A one-page sales proposal in a document preview window, leading with a buyer-focused executive summary, a fixed-price investment table, and a clear accept and sign step

For a step-by-step setup, see the proposal automation playbook or the full guide on how to automate proposals in HubSpot. If your team also needs a manager to review and approve before the proposal goes out, the HubSpot document approval workflow guide covers that too.

For proposals that require a signature, Portant routes the finished document to eSignature directly from HubSpot. The whole cycle, from generating the proposal to collecting the signature, happens inside the CRM without switching tabs.

Frequently asked questions

What is a sales proposal?

A sales proposal is a written document sent to a prospect after discovery. It covers their specific problem, your proposed solution, deliverables and scope, proof, pricing, and a clear next step. Its goal is to make the buying decision as easy as possible.
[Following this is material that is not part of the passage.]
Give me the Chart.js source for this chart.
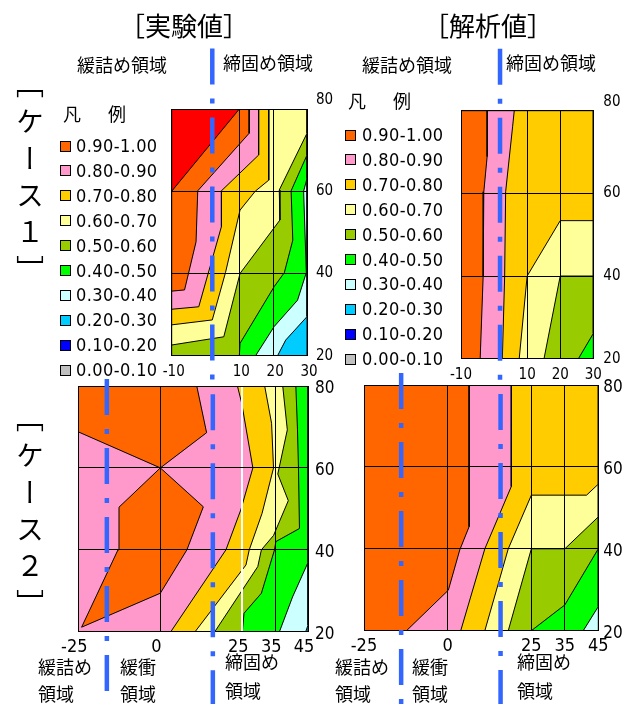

How long should a sales proposal be?

Most B2B sales proposals run 5 to 10 pages. Shorter leaves important questions unanswered. Longer risks losing the decision-maker who only reads the executive summary. Match the length to the complexity of the sale: a simple service engagement needs 5 pages; a six-figure platform deal might warrant 10.

What is the difference between a sales proposal and a quote?

A sales proposal makes the case for your solution and addresses the prospect's specific problem. A quote provides a price breakdown and payment terms after the prospect has already accepted the proposal. A proposal comes first; a quote follows once the decision is effectively made.

How do you end a sales proposal?

End with a single, specific action: a signature block, a calendar link, or a call to action such as "Sign to confirm and we start Monday." Avoid vague closes. Give the prospect one clear, easy path forward. Every extra step between "I want this" and "I signed" costs you deals.